Cannes. Son tapis rouge. Ses stars... et son manque flagrant de films européens. Ce mercredi s'ouvre la 66e édition du festival avec une production cinématographique européenne qui repose essentiellement sur les films français.
Trois pays européens en lice pour la Palme d'or. C'est le triste constat de cette nouvelle édition du Festival de Cannes. La France domine avec six films (sans compter les nombreuses coproductions avec d'autres pays). L'Italie et les Pays-Bas se contentent, eux, d'un film chacun.
Les festivaliers souhaitant voir ce qui se fait ailleurs en Europe risquent d'être déçus. L'Espagne fait une timide apparition avec un documentaire, Con la pata quebrada, de Diego Galan dans la catégorie Cannes Classics regroupant d'anciens succès du septième art restaurés pour l'occasion.
L’Allemagne, avec Résurrection, et Bends pour l’Angleterre, feront partie de la sélection Un Certain Regard. Quant à la Belgique, elle ne sera représentée que par un court-métrage, Mont-Blanc, dans la compétition dédiée à ce format.
La faute à la crise
Comment expliquer cette quasi-disparition du cinéma européen? Austérité budgétaire oblige, l'argent dévolu à la culture diminue d'année en année dans les pays de l'Union.
L’Espagne a vu ses aides publiques consacrées au cinéma passer de 123 à 55 millions d'euros, révèle l'AFP. La société Alta Films a ainsi récemment déposer le bilan. Elle s'était spécialisée dans la production et la distribution de films indépendants.
L’Italie subit un sort similaire. Les sommes dédiées à la culture se réduisent comme peau de chagrin (0,21 % en 2013). En février dernier, le gouvernement a même baissé de 4 millions d'euros ses investissements dans le cinéma italien.
Mais le cas le plus dramatique demeure celui du Portugal. En 2012, la production cinématographique du pays s'est tout simplement arrêtée. Motif ? La mort du ministère de la Culture et le gel des subventions fournies par l'Institut du cinéma et de l'audiovisuel (ICA).
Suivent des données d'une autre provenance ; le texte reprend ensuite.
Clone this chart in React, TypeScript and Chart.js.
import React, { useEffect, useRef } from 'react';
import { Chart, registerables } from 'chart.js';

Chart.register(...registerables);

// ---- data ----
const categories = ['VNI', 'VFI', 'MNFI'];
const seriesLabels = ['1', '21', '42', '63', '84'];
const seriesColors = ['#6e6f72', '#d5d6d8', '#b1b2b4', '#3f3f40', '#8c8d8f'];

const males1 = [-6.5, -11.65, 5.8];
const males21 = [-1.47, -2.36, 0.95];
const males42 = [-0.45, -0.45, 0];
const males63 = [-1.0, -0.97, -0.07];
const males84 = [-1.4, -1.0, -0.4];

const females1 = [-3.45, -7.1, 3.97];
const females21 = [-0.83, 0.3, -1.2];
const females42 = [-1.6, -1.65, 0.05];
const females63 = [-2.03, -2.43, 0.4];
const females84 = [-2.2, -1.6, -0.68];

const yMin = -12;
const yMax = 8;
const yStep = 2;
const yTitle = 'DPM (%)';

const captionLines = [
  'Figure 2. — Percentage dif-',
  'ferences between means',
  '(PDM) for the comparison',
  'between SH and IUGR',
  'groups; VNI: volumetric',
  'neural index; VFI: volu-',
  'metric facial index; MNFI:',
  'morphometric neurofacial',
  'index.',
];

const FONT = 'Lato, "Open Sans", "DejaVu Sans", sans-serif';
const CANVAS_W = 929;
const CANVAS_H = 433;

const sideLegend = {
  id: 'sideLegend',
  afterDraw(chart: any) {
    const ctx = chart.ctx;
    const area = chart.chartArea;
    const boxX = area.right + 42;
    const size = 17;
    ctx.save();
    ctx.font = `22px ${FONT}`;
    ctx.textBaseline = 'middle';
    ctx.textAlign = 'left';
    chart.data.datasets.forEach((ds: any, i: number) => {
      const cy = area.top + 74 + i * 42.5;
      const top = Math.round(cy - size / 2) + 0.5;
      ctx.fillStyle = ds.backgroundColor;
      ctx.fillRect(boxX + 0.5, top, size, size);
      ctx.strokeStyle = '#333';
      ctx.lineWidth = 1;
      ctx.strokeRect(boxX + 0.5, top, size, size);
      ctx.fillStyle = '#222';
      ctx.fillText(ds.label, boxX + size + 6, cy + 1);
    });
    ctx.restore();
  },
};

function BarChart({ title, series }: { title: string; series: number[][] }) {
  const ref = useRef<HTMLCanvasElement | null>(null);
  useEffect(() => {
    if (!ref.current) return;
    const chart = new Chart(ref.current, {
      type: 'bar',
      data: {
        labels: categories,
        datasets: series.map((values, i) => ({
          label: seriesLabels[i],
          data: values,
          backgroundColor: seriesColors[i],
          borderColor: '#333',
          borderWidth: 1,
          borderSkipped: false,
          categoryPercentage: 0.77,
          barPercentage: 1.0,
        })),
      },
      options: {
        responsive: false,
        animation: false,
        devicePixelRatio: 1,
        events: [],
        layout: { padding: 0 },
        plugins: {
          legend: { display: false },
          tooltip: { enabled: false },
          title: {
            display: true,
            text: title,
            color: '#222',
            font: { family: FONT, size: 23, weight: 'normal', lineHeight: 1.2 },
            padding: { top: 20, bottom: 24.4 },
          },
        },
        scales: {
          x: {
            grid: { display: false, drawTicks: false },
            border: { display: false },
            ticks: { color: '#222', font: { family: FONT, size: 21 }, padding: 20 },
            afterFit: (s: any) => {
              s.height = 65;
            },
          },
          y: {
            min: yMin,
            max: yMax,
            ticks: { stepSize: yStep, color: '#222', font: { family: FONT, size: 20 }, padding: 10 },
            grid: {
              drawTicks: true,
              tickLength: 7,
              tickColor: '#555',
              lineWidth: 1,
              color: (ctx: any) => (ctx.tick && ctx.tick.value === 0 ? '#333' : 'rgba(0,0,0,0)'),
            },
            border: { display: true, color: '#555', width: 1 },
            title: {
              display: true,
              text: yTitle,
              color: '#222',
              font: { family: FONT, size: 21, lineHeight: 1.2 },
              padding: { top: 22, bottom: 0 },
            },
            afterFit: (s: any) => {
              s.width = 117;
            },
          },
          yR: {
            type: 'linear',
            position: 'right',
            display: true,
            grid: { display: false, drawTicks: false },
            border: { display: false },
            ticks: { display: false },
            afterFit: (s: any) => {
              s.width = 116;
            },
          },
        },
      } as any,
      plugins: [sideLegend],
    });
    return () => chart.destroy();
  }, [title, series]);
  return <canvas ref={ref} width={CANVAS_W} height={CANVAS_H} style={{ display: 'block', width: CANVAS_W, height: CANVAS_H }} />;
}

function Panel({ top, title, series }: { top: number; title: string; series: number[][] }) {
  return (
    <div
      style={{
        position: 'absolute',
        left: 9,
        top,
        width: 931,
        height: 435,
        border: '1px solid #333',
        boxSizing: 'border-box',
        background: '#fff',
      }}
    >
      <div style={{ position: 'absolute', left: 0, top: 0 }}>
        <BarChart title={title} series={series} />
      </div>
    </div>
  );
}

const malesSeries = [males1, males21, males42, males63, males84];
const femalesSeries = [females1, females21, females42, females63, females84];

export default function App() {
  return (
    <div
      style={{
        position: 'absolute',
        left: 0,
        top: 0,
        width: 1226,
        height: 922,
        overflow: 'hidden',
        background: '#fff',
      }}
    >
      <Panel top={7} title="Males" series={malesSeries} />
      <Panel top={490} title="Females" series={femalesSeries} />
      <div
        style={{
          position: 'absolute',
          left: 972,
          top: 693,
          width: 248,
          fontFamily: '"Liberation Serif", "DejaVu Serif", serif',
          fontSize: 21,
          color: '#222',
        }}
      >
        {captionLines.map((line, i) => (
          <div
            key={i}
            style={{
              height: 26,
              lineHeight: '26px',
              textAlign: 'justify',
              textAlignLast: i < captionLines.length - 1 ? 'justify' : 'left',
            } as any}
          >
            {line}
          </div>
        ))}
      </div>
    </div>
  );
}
Après une grande pétition lancée par de nombreux réalisateurs célèbres dans le pays, comme Miguel Gomes, une loi a été votée durant l'été 2012. Elle prévoit le retour des subventions. Les premiers versements ont déjà été effectués. Reste à espérer que le gouvernement puisse tenir sa promesse jusqu'au bout alors qu'il vient d'annoncer une énième cure d'austérité de 4,8 milliards !
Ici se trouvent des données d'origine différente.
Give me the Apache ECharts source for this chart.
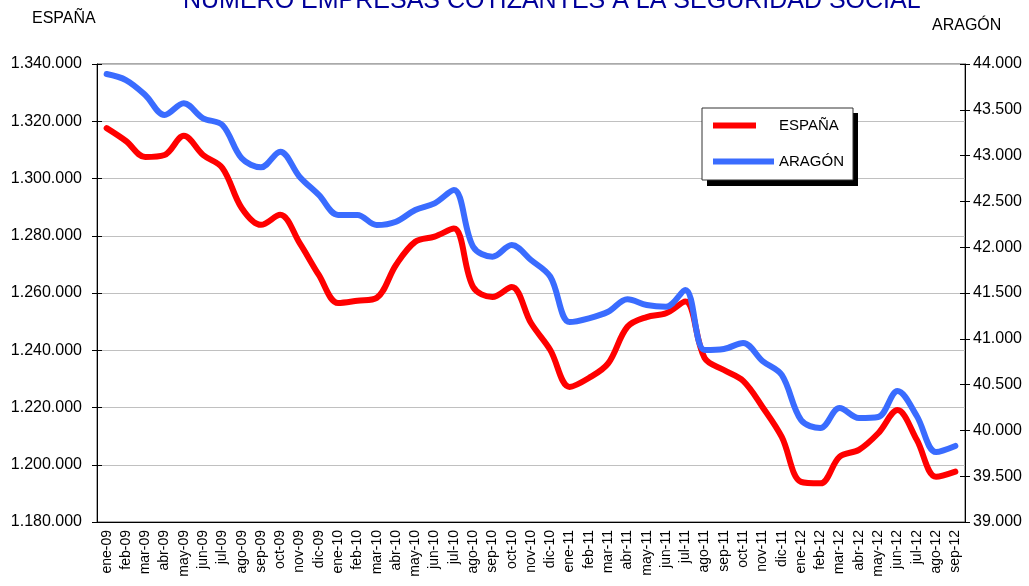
<!DOCTYPE html>
<html><head><meta charset="utf-8">
<script src="https://cdn.jsdelivr.net/npm/echarts@6/dist/echarts.min.js"></script>
<style>html,body{margin:0;padding:0;background:#fff}#c{width:1029px;height:586px}</style>
</head><body><div id="c"></div>
<script>
const months = ['ene-09','feb-09','mar-09','abr-09','may-09','jun-09','jul-09','ago-09','sep-09','oct-09','nov-09','dic-09',
'ene-10','feb-10','mar-10','abr-10','may-10','jun-10','jul-10','ago-10','sep-10','oct-10','nov-10','dic-10',
'ene-11','feb-11','mar-11','abr-11','may-11','jun-11','jul-11','ago-11','sep-11','oct-11','nov-11','dic-11',
'ene-12','feb-12','mar-12','abr-12','may-12','jun-12','jul-12','ago-12','sep-12'];
const espana = [1317600,1313100,1307500,1308200,1314900,1308200,1303700,1289700,1283800,1287300,1277500,1266300,
1256500,1257300,1258300,1269800,1277900,1279700,1282500,1262100,1258600,1262100,1249500,1240100,
1227200,1230300,1235400,1248200,1251600,1252900,1257000,1237300,1233100,1229300,1220200,1209700,
1194000,1193500,1202800,1205200,1211000,1219100,1208700,1195800,1197600];
const aragon = [43891,43825,43662,43443,43571,43407,43334,42971,42872,43043,42770,42570,
42352,42352,42242,42278,42406,42479,42624,42006,41896,42024,41860,41678,
41183,41224,41296,41431,41369,41350,41533,40878,40889,40954,40758,40605,
40114,40026,40245,40135,40146,40430,40157,39764,39830];
const seriesNames = ['ESPAÑA','ARAGÓN'];
const titleText = 'NÚMERO EMPRESAS COTIZANTES A LA SEGURIDAD SOCIAL';

const FF = 'Liberation Sans, Arial, sans-serif';
const fmt = v => String(v).replace(/\B(?=(\d{3})+(?!\d))/g, '.');
const chart = echarts.init(document.getElementById('c'));
chart.setOption({
  animation: false,
  backgroundColor: '#fff',
  title: {text: titleText, left: 178, top: -16,
    textStyle: {fontSize: 25, fontWeight: 'normal', color: '#000099', fontFamily: FF}},
  graphic: [
    {type: 'text', left: 32, top: 11, style: {text: 'ESPAÑA', font: '16px ' + FF, fill: '#000'}},
    {type: 'text', left: 932, top: 18, style: {text: 'ARAGÓN', font: '16px ' + FF, fill: '#000'}},
    {type: 'rect', left: 707, top: 113, z: 1, shape: {width: 151, height: 73}, style: {fill: '#000'}}
  ],
  grid: {left: 97, right: 64, top: 64, bottom: 64, show: true, borderColor: '#555', borderWidth: 1, outerBoundsMode: 'none'},
  legend: {left: 702, top: 108, orient: 'vertical', itemWidth: 61, itemHeight: 6,
    itemGap: 21, padding: [10, 9, 11, 11], backgroundColor: '#fff', z: 5,
    borderColor: '#333', borderWidth: 1,
    textStyle: {fontSize: 15, color: '#000', fontFamily: FF},
    data: [
      {name: seriesNames[0], icon: 'path://M0,0H43V6H0ZM61,6L61,6'},
      {name: seriesNames[1], icon: 'rect'}
    ]},
  xAxis: [
    {type: 'category', data: months, boundaryGap: true, position: 'bottom',
      axisLine: {lineStyle: {color: '#000'}},
      axisTick: {interval: 0, length: 5, lineStyle: {color: '#000'}},
      axisLabel: {interval: 0, rotate: 90, margin: 8, fontSize: 14, color: '#000', fontFamily: FF},
      splitLine: {show: false}},
    {type: 'category', data: months, boundaryGap: true, position: 'bottom',
      axisLine: {show: false},
      axisTick: {interval: 0, inside: true, length: 5, lineStyle: {color: '#000'}},
      axisLabel: {show: false}, splitLine: {show: false}}
  ],
  yAxis: [
    {type: 'value', position: 'left', min: 1180000, max: 1340000, interval: 20000,
      axisLine: {show: true, lineStyle: {color: '#000'}},
      axisTick: {show: true, length: 5, lineStyle: {color: '#000'}},
      axisLabel: {margin: 15, fontSize: 16, color: '#000', fontFamily: FF, formatter: fmt},
      splitLine: {show: true, lineStyle: {color: '#c0c0c0'}}},
    {type: 'value', position: 'right', min: 39000, max: 44000, interval: 500,
      axisLine: {show: true, lineStyle: {color: '#000'}},
      axisTick: {show: true, length: 5, lineStyle: {color: '#000'}},
      axisLabel: {margin: 8, fontSize: 16, color: '#000', fontFamily: FF, formatter: fmt},
      splitLine: {show: false}},
    {type: 'value', position: 'left', min: 1180000, max: 1340000, interval: 20000,
      axisLine: {show: false}, axisTick: {show: true, inside: true, length: 5, lineStyle: {color: '#000'}},
      axisLabel: {show: false}, splitLine: {show: false}},
    {type: 'value', position: 'right', min: 39000, max: 44000, interval: 500,
      axisLine: {show: false}, axisTick: {show: true, inside: true, length: 5, lineStyle: {color: '#000'}},
      axisLabel: {show: false}, splitLine: {show: false}}
  ],
  series: [
    {name: seriesNames[0], type: 'line', xAxisIndex: 0, yAxisIndex: 0, data: espana, smooth: 0.35,
      symbol: 'none', color: '#ff0000', lineStyle: {width: 6, color: '#ff0000', cap: 'round', join: 'round'}},
    {name: seriesNames[1], type: 'line', xAxisIndex: 0, yAxisIndex: 1, data: aragon, smooth: 0.35,
      symbol: 'none', color: '#3a6cff', lineStyle: {width: 6, color: '#3a6cff', cap: 'round', join: 'round'}}
  ]
});
</script></body></html>
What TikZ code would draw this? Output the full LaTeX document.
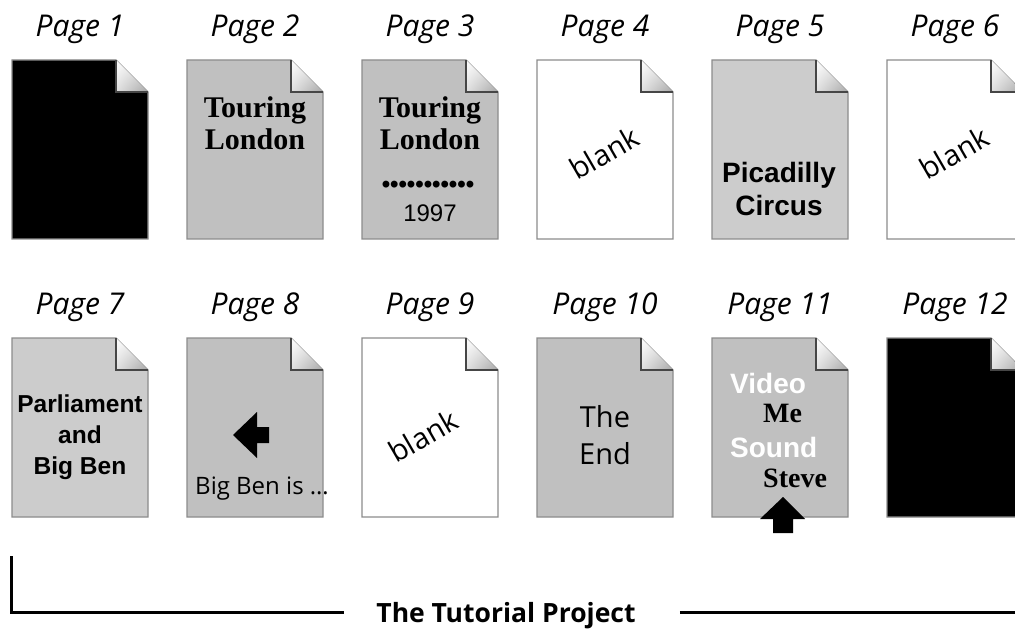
\documentclass[tikz,border=0pt]{standalone}
\usepackage{fontspec}
\newfontfamily\humfont{Open Sans}
\newfontfamily\arialfont{Liberation Sans}
\newfontfamily\timesfont{Liberation Serif}
\usepackage{xcolor}
\definecolor{sheetgray}{RGB}{192,192,192}
\definecolor{sheetlight}{RGB}{204,204,204}
\definecolor{rimgray}{RGB}{140,140,140}
\definecolor{folddark}{RGB}{70,70,70}
\usepackage{tikz}
\usetikzlibrary{positioning,calc,shadings}
\newlength{\foldsz}\setlength{\foldsz}{32pt}
%% sheet with dog-ear: #1 node name, #2 fill colour
\newcommand{\pagesheet}[2]{%
  \filldraw[fill=#2, draw=rimgray, line width=1.2pt]
    (#1.north west) -- ([xshift=-\foldsz]#1.north east)
    -- ([yshift=-\foldsz]#1.north east) -- (#1.south east)
    -- (#1.south west) -- cycle;
  \shade[upper left=white, upper right=gray!20, lower left=gray!25, lower right=gray!70]
    ([xshift=-\foldsz]#1.north east) -- ([xshift=-\foldsz,yshift=-\foldsz]#1.north east)
    -- ([yshift=-\foldsz]#1.north east) -- cycle;
  \draw[folddark, line width=1.2pt]
    ([xshift=-\foldsz]#1.north east) -- ([xshift=-\foldsz,yshift=-\foldsz]#1.north east)
    -- ([yshift=-\foldsz]#1.north east);
}
\tikzset{
  sheet/.style={minimum width=136pt, minimum height=179pt, inner sep=0pt, outer sep=0pt},
  pglabel/.style={font=\humfont\itshape\fontsize{30}{34}\selectfont, inner sep=0pt},
  serifhead/.style={font=\timesfont\bfseries\fontsize{30}{32}\selectfont, align=center, inner sep=0pt},
  arialhead/.style={font=\arialfont\bfseries\fontsize{28}{33}\selectfont, align=center, inner sep=0pt},
  blanktxt/.style={font=\humfont\fontsize{29}{32}\selectfont, rotate=30, inner sep=0pt},
  bodytxt/.style={font=\humfont\fontsize{29}{37}\selectfont, align=center, inner sep=0pt},
  credit/.style={font=\timesfont\bfseries\fontsize{28}{32}\selectfont, inner sep=0pt, anchor=base west},
  media/.style={font=\arialfont\bfseries\fontsize{28}{32}\selectfont, white, inner sep=0pt, anchor=base west},
  bracket/.style={line width=3pt},
}
\begin{document}
\begin{tikzpicture}[x=1pt, y=-1pt]
  \useasboundingbox (0,0) rectangle (1015,631);
  %% the twelve sheets
  \foreach \n/\x/\y/\c in {1/80/149.5/black, 2/255/149.5/sheetgray, 3/430/149.5/sheetgray,
      4/605/149.5/white, 5/780/149.5/sheetlight, 6/955/149.5/white,
      7/80/427.5/sheetlight, 8/255/427.5/sheetgray, 9/430/427.5/white,
      10/605/427.5/sheetgray, 11/780/427.5/sheetgray, 12/955/427.5/black}{
    \node[sheet] (p\n) at (\x,\y) {};
    \pagesheet{p\n}{\c}
    \node[pglabel, above=16pt of p\n] (l\n) {Page \n};
  }
  %% row one
  \node[serifhead, anchor=north] (title2) at (255,96) {Touring\\London};
  \node[serifhead, anchor=north] (title3) at (430,96) {Touring\\London};
  \node[font=\arialfont\bfseries\fontsize{24}{28}\selectfont, inner sep=0pt] (dots3) at (428,187)
    {\textbullet\textbullet\textbullet\textbullet\textbullet\textbullet\textbullet\textbullet\textbullet\textbullet\textbullet};
  \node[font=\arialfont\fontsize{24}{28}\selectfont, inner sep=0pt] (year3) at (430,213) {1997};
  \node[blanktxt] (blank4) at (604,153) {blank};
  \node[arialhead, anchor=north] (circus5) at (779,162) {Picadilly\\Circus};
  \node[blanktxt] (blank6) at (954,153) {blank};
  %% row two
  \node[arialhead, anchor=north, font=\arialfont\bfseries\fontsize{24.5}{31}\selectfont]
    (ben7) at (80,395) {Parliament\\and\\Big Ben};
  \fill (233,435) -- (257,412) -- (257,427) -- (269,427) -- (269,443)
    -- (257,443) -- (257,458) -- cycle;
  \node[font=\humfont\fontsize{24}{28}\selectfont, inner sep=0pt, anchor=base west]
    (ben8) at (195,494) {Big Ben is \dots};
  \node[blanktxt] (blank9) at (423,436) {blank};
  \node[bodytxt, anchor=north] (end10) at (605,405) {The\\End};
  \node[media] (video11) at (730,393) {Video};
  \node[credit] (me11) at (763,422) {Me};
  \node[media] (sound11) at (730,457) {Sound};
  \node[credit] (steve11) at (763,487) {Steve};
  \fill (783,497) -- (805,519) -- (793,519) -- (793,533) -- (773,533)
    -- (773,519) -- (760,519) -- cycle;
  %% project bracket
  \node[font=\humfont\bfseries\fontsize{26.5}{30}\selectfont, inner sep=0pt] (proj) at (506,616)
    {The Tutorial Project};
  \coordinate (bktop) at (11,556);
  \coordinate (bkleft) at ([xshift=-32pt,yshift=3.5pt]proj.west);
  \coordinate (bkright) at ([xshift=44pt,yshift=3.5pt]proj.east);
  \coordinate (bkend) at (1015,612.5);
  \draw[bracket] (bktop) |- (bkleft);
  \draw[bracket] (bkright) -- (bkend);
\end{tikzpicture}
\end{document}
France-Belgique, les systèmes qui marchent
La France, grâce au fonctionnement du Centre national du cinéma et de l'image animée (CNC), s'en sort mieux que ses voisins. Cet établissement public serait assis sur un véritable trésor de guerre de l'ordre de 800 millions d'euros destiné à financer cette exception française. Une somme exorbitante pour le gouvernement français.
En novembre 2011, le président de la commission des finances du Sénat, demande une enquête auprès de la Cour des comptes. Le CNC disposerait de trop d'argent et en userait mal selon l'Inspection des finances. Depuis, une partie des sommes acquises par le CNC est reversée, tous les ans, à l’État. On murmure qu'elle attendrait entre 100 et 130 millions d'euros cette année.
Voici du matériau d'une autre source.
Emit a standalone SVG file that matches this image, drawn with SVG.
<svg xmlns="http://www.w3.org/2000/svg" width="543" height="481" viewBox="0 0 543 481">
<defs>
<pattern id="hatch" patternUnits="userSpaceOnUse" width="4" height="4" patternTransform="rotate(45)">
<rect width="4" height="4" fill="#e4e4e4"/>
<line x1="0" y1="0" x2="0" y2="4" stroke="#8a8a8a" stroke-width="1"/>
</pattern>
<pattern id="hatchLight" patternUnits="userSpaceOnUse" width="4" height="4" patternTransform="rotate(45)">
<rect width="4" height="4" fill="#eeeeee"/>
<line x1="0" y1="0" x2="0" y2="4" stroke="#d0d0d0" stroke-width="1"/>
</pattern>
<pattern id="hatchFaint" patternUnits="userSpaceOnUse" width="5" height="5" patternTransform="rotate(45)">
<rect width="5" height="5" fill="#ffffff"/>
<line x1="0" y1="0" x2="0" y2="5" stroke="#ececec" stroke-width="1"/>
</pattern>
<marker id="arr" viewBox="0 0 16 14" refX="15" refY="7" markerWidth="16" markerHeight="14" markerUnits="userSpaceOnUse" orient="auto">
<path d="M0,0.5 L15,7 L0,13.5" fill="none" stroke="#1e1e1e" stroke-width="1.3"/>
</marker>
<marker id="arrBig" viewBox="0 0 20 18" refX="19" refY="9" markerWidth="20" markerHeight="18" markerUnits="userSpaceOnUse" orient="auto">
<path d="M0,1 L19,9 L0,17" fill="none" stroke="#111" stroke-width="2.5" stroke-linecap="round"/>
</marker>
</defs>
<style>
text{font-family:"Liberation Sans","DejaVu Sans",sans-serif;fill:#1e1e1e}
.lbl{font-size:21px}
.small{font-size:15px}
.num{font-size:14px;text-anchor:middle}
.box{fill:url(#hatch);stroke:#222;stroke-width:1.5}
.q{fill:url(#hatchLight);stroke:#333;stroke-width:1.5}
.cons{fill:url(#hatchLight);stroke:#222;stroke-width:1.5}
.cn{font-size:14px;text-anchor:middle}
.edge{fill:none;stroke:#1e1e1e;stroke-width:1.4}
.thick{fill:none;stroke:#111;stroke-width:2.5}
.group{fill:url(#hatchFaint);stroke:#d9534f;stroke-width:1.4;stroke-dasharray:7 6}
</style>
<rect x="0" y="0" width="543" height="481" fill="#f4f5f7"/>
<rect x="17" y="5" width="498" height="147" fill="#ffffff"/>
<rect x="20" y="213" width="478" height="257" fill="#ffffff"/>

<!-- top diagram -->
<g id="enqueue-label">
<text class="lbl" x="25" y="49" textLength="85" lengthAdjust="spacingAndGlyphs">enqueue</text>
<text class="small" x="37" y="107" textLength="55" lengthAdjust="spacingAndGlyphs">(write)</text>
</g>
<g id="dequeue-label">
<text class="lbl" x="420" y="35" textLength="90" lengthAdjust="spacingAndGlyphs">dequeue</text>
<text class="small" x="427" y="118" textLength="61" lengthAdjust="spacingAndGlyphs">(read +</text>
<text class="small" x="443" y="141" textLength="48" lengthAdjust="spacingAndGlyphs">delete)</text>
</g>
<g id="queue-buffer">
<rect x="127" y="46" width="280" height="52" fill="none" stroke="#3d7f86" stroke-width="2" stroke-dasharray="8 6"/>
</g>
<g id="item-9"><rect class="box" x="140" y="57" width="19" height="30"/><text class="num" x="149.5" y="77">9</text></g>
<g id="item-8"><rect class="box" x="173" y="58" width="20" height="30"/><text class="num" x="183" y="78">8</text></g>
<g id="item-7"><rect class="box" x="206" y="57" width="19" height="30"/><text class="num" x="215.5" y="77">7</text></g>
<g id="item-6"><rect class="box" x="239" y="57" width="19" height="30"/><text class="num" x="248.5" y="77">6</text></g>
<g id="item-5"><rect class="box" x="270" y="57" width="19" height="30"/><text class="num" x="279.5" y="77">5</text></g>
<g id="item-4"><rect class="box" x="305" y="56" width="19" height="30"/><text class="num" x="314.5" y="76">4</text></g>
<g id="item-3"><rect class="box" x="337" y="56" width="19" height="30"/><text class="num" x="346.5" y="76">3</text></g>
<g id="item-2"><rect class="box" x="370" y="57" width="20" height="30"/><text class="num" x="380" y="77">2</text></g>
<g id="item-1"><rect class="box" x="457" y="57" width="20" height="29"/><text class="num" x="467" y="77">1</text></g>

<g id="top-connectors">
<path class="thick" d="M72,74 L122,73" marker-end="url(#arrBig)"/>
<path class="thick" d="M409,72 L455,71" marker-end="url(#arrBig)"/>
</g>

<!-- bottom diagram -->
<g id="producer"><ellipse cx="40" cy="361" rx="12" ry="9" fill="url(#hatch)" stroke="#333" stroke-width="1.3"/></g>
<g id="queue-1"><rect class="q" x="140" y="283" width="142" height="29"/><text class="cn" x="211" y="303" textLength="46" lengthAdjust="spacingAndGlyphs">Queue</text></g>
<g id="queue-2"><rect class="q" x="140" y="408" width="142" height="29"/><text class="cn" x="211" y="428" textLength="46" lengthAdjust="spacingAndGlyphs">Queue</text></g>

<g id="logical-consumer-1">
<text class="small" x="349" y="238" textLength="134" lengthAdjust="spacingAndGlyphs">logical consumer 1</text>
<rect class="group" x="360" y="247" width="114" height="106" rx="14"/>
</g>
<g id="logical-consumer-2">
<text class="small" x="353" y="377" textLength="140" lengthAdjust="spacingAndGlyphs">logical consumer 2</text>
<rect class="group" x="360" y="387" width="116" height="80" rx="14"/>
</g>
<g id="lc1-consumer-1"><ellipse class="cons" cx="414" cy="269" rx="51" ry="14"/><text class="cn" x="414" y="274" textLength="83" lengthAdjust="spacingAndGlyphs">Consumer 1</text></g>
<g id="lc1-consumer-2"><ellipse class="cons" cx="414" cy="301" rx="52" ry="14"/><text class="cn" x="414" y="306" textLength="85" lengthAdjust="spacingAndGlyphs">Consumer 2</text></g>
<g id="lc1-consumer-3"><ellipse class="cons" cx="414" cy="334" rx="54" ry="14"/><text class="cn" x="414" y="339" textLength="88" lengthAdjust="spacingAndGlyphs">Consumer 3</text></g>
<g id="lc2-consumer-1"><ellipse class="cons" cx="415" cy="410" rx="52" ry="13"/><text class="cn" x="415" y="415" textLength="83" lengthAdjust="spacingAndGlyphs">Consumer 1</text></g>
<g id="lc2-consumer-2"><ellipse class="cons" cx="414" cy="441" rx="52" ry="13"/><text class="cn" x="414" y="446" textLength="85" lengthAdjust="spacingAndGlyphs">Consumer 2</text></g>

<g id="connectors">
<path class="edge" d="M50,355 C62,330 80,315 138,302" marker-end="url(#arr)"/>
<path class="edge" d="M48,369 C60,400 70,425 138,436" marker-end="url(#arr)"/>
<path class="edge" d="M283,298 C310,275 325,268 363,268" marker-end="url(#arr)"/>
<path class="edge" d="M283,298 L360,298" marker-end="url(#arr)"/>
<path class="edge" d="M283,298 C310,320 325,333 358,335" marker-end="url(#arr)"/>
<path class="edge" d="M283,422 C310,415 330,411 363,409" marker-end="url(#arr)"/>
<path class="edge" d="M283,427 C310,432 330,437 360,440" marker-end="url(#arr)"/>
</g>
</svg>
Autre pays, autre modèle économique. La Belgique finance une partie de son industrie cinématographique grâce à la taxe Shelter créée en 2004.
Cette incitation fiscale permet aux entreprises de déduire une partie du montant de leurs bénéfices en investissant dans la production audiovisuelle. Les sociétés peuvent ainsi grâce à cette exonération fiscale importante rentabiliser plus facilement leurs films. Reste aux producteurs belges de retenir l'attention de du comité de sélection cannois, ce qui n'a pas été le cas cette année.
Une méthode qui séduit néanmoins de nombreuses productions étrangères. Le film Jappeloup, avec Guillaume Canet, fait partie des productions françaises qui ont bénéficié de cette taxe.